I am having trouble wrapping my head around the principle of plentitude. It was explained to me thus: "Everything which could exist does exist".

What is the use of this untestable notion?

  • See a discussion here. Oct 19, 2015 at 11:21
  • IMO, it's useless.
    – R. Barzell
    Oct 19, 2015 at 12:53
  • @R.Barzell Then have I identified another intuitionist? The LEM is really convenient, and immediately creates this universe of 'plenty', if you think it through. Modalities aside, something either can't exist, or it must, in every case. These things that 'must' exist don't have to be simple objects and clutter up your world, but they have to be there.
    – user9166
    Oct 19, 2015 at 19:39
  • What is the relationship to Kant?
    – user9166
    Oct 19, 2015 at 19:49
  • @jobermark I have sympathy for the intuitionists/constructivists, although I don't know if I would go as far as to say I'm one of them. On the one hand, I have issues with proof by negation and infinity (as a "completed object"). On the other hand, the LEM in and of itself doesn't bother me. Granted, I'm sure I'm missing some subtleties, but I think there should be some middle ground. Why must using the LEM commit one to a position that said entities must exist? Why not just show their existence is not incompatible with the premises and call it a day?
    – R. Barzell
    Oct 19, 2015 at 19:56

2 Answers 2


There are several places in philosophy where the principle of plenitude is used in different ways:

  1. In Liebniz's theodicy, that his attempt to solve the problem of evil; he posits a plenitude of possible worlds.

  2. In formalism in the philosophy of mathematics which posits the plenitude of all logically consistent mathematical systems as the ground for all possible mathematics.

  3. In Lewis plural worlds where he contemplates the actual existence of all logically consistent worlds to solve traditional problems in causality and the like.

It's the third example that most closely matches the principle as you put it; though I can't say exactly how Lewis uses the actuality of these possible worlds to solve or make intelligible the philosophical problems he sets himself.


This is the principle used in classical mathematics that is created by presuming the Law of the Excluded Middle. Whatever does not lead into contradiction must already exist, and can be used as needed. Its existence does not need to be further defended or derived in any way.

The primary use is to let us generalize more freely about things that we cannot enumerate or identify, so we can imagine what kinds of combinations those imaginary things might participate in. We can imagine different configurations of infinities or spaces by starting from what they would have to be like if they existed, without feeling silly about it, because we have already decided that they exist.

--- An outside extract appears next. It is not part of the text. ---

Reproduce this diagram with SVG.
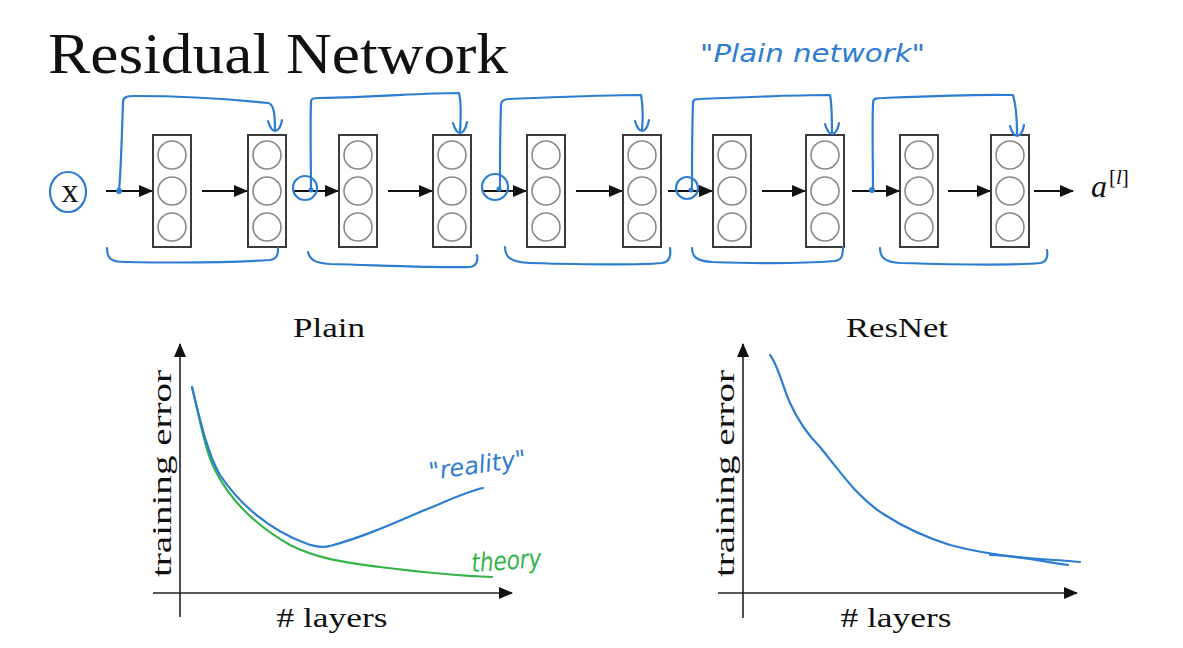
<svg xmlns="http://www.w3.org/2000/svg" width="1183" height="648" viewBox="0 0 1183 648">
<defs>
<marker id="ah" markerUnits="userSpaceOnUse" markerWidth="14" markerHeight="12" refX="13" refY="6" orient="auto">
<path d="M0,0 L14,6 L0,12 z" fill="#111"/>
</marker>
<style>
.box{fill:#fff;stroke:#3a3a3a;stroke-width:2}
.cir{fill:#fff;stroke:#8a8a8a;stroke-width:1.6}
.arr{stroke:#111;stroke-width:2;fill:none;marker-end:url(#ah)}
.ax{stroke:#222;stroke-width:1.6;fill:none;marker-end:url(#ah)}
.blue{stroke:#2e7dd1;stroke-width:2.2;fill:none;stroke-linecap:round;stroke-linejoin:round}
.green{stroke:#34b34a;stroke-width:2.2;fill:none;stroke-linecap:round;stroke-linejoin:round}
.serif{font-family:"Liberation Serif","DejaVu Serif",serif;fill:#111}
.hand{font-family:"DejaVu Sans","Liberation Sans",sans-serif;font-style:italic;font-weight:300}
</style>
</defs>
<rect width="1183" height="648" fill="#fff"/>

<text class="serif" x="48" y="73" font-size="58" textLength="460" lengthAdjust="spacingAndGlyphs">Residual Network</text>
<text class="hand" x="700" y="62" font-size="24" fill="#2e7dd1" textLength="225" lengthAdjust="spacingAndGlyphs">"Plain   network"</text>

<g id="input-x">
<ellipse cx="68" cy="192" rx="18" ry="20" class="blue"/>
<text class="serif" x="70" y="202" font-size="34" text-anchor="middle">x</text>
</g>

<g id="layer1"><rect class="box" x="153" y="135" width="38" height="112"/><circle class="cir" cx="172" cy="155" r="14"/><circle class="cir" cx="172" cy="191" r="14"/><circle class="cir" cx="172" cy="227" r="14"/></g>
<g id="layer2"><rect class="box" x="248" y="135" width="38" height="112"/><circle class="cir" cx="267" cy="155" r="14"/><circle class="cir" cx="267" cy="191" r="14"/><circle class="cir" cx="267" cy="227" r="14"/></g>
<g id="layer3"><rect class="box" x="339" y="135" width="38" height="112"/><circle class="cir" cx="358" cy="155" r="14"/><circle class="cir" cx="358" cy="191" r="14"/><circle class="cir" cx="358" cy="227" r="14"/></g>
<g id="layer4"><rect class="box" x="433" y="135" width="38" height="112"/><circle class="cir" cx="452" cy="155" r="14"/><circle class="cir" cx="452" cy="191" r="14"/><circle class="cir" cx="452" cy="227" r="14"/></g>
<g id="layer5"><rect class="box" x="527" y="135" width="38" height="112"/><circle class="cir" cx="546" cy="155" r="14"/><circle class="cir" cx="546" cy="191" r="14"/><circle class="cir" cx="546" cy="227" r="14"/></g>
<g id="layer6"><rect class="box" x="623" y="135" width="38" height="112"/><circle class="cir" cx="642" cy="155" r="14"/><circle class="cir" cx="642" cy="191" r="14"/><circle class="cir" cx="642" cy="227" r="14"/></g>
<g id="layer7"><rect class="box" x="713" y="135" width="38" height="112"/><circle class="cir" cx="732" cy="155" r="14"/><circle class="cir" cx="732" cy="191" r="14"/><circle class="cir" cx="732" cy="227" r="14"/></g>
<g id="layer8"><rect class="box" x="806" y="135" width="38" height="112"/><circle class="cir" cx="825" cy="155" r="14"/><circle class="cir" cx="825" cy="191" r="14"/><circle class="cir" cx="825" cy="227" r="14"/></g>
<g id="layer9"><rect class="box" x="900" y="135" width="38" height="112"/><circle class="cir" cx="919" cy="155" r="14"/><circle class="cir" cx="919" cy="191" r="14"/><circle class="cir" cx="919" cy="227" r="14"/></g>
<g id="layer10"><rect class="box" x="991" y="135" width="38" height="112"/><circle class="cir" cx="1010" cy="155" r="14"/><circle class="cir" cx="1010" cy="191" r="14"/><circle class="cir" cx="1010" cy="227" r="14"/></g>

<g id="output">
<text class="serif" x="1091" y="197" font-size="32" font-style="italic">a</text>
<text class="serif" x="1109" y="184" font-size="21">[<tspan font-style="italic">l</tspan>]</text>
</g>

<g id="connectors">
<path class="arr" d="M106,191 H152"/>
<path class="arr" d="M202,191 H247"/>
<path class="arr" d="M293,191 H338"/>
<path class="arr" d="M388,191 H432"/>
<path class="arr" d="M482,191 H526"/>
<path class="arr" d="M576,191 H622"/>
<path class="arr" d="M668,191 H712"/>
<path class="arr" d="M762,191 H805"/>
<path class="arr" d="M852,191 H899"/>
<path class="arr" d="M948,191 H990"/>
<path class="arr" d="M1034,191 H1073"/>

<circle cx="119" cy="191" r="3" fill="#2e7dd1"/>
<path class="blue" d="M119,191 C121,170 122,130 123,103 C123,97 126,96 135,96 C180,96 230,99 268,103 C273,104 275,110 275,130"/>
<path class="blue" d="M268,121 C270,128 273,131 275,131 C278,131 281,127 282,120"/>

<ellipse class="blue" cx="305" cy="188" rx="12" ry="12"/>
<circle cx="311" cy="190" r="2.5" fill="#2e7dd1"/>
<path class="blue" d="M311,190 C311,160 310,130 311,102 C311,98 314,98 320,98 C380,97 420,93 459,93 C461,100 461,115 460,132"/>
<path class="blue" d="M453,123 C455,130 458,133 460,133 C463,133 466,129 467,122"/>

<ellipse class="blue" cx="495" cy="187" rx="13" ry="13"/>
<circle cx="499" cy="189" r="2.5" fill="#2e7dd1"/>
<path class="blue" d="M500,190 C500,160 500,130 501,105 C501,100 505,99 510,99 C560,97 600,95 641,95 C643,105 643,118 642,130"/>
<path class="blue" d="M635,121 C637,128 640,131 642,131 C645,131 648,127 649,120"/>

<ellipse class="blue" cx="687" cy="188" rx="11" ry="11"/>
<circle cx="691" cy="190" r="2.5" fill="#2e7dd1"/>
<path class="blue" d="M692,190 C692,160 692,130 693,103 C693,99 696,99 700,99 C750,97 790,95 830,95 C832,105 832,120 832,133"/>
<path class="blue" d="M825,124 C827,131 830,134 832,134 C835,134 838,130 839,123"/>

<circle cx="872" cy="190" r="3" fill="#2e7dd1"/>
<path class="blue" d="M873,190 C873,160 872,130 873,103 C873,98 877,98 882,98 C930,96 975,94 1013,95 C1016,105 1017,120 1017,135"/>
<path class="blue" d="M1010,126 C1012,133 1015,136 1017,136 C1020,136 1023,132 1024,125"/>

<path class="blue" d="M107,248 C107,258 110,262 125,262 C180,263 240,262 270,260 C277,259 278,255 278,248"/>
<path class="blue" d="M308,252 C310,260 315,263 330,264 C400,266 450,268 470,267 C477,266 478,260 477,255"/>
<path class="blue" d="M505,247 C505,257 510,262 530,263 C600,265 640,265 662,263 C670,262 671,255 670,248"/>
<path class="blue" d="M692,248 C692,257 697,261 712,262 C770,264 810,263 835,261 C842,260 843,255 843,247"/>
<path class="blue" d="M880,248 C880,258 885,262 900,263 C970,265 1020,265 1040,263 C1047,262 1048,256 1047,250"/>
</g>

<g id="plot-plain">
<text class="serif" x="329" y="337" font-size="27" text-anchor="middle" textLength="72" lengthAdjust="spacingAndGlyphs">Plain</text>
<path class="ax" d="M180,617 V344"/>
<path class="ax" d="M153,593 H512"/>
<text class="serif" font-size="27" transform="translate(171,577) rotate(-90)" textLength="207" lengthAdjust="spacingAndGlyphs">training error</text>
<text class="serif" x="332" y="627" font-size="27" text-anchor="middle" textLength="111" lengthAdjust="spacingAndGlyphs"># layers</text>
<path class="green" d="M192,387 C200,420 205,450 215,470 C230,500 255,525 290,545 C320,560 350,563 380,567 C420,572 460,576 492,577"/>
<path class="blue" d="M192,387 C200,420 208,455 220,475 C240,505 270,530 305,543 C315,547 322,548 330,546 C360,538 390,525 420,512 C445,502 465,492 483,488"/>
<text class="hand" x="430" y="480" font-size="24" fill="#2e7dd1" transform="rotate(-8 430 480)" textLength="98" lengthAdjust="spacingAndGlyphs">"reality"</text>
<text class="hand" x="472" y="572" font-size="26" fill="#34b34a" transform="rotate(-4 472 572)" textLength="70" lengthAdjust="spacingAndGlyphs">theory</text>
</g>

<g id="plot-resnet">
<text class="serif" x="897" y="337" font-size="27" text-anchor="middle" textLength="102" lengthAdjust="spacingAndGlyphs">ResNet</text>
<path class="ax" d="M743,618 V344"/>
<path class="ax" d="M718,593 H1077"/>
<text class="serif" font-size="27" transform="translate(734,577) rotate(-90)" textLength="207" lengthAdjust="spacingAndGlyphs">training error</text>
<text class="serif" x="896" y="627" font-size="27" text-anchor="middle" textLength="111" lengthAdjust="spacingAndGlyphs"># layers</text>
<path class="blue" d="M770,355 C778,365 782,385 790,403 C800,425 810,437 820,447 C845,478 860,500 885,515 C905,528 925,537 950,545 C980,553 1010,557 1040,559 C1055,560 1070,561 1080,562"/>
<path class="blue" stroke-width="1.6" d="M990,555 C1020,556 1040,561 1068,565"/>
</g>
</svg>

This is very convenient -- until it isn't. It leads directly into traps like Russell's paradox and other confusing aspects of negation. Does 'nothing' exist? Well, it must, unless that would be impossible, and the impossibility seems unlikely. But what is it like, this absolute nothing? It verily seeths with internal contradictions, and we would like to be rid of it, except we have accepted that whatever is not impossible is already real.

Lifting this principle from Platonic mathematics and transplanting it into other kinds of philosophy has the same effect. It broadens our horizon, but threatens to confuse us.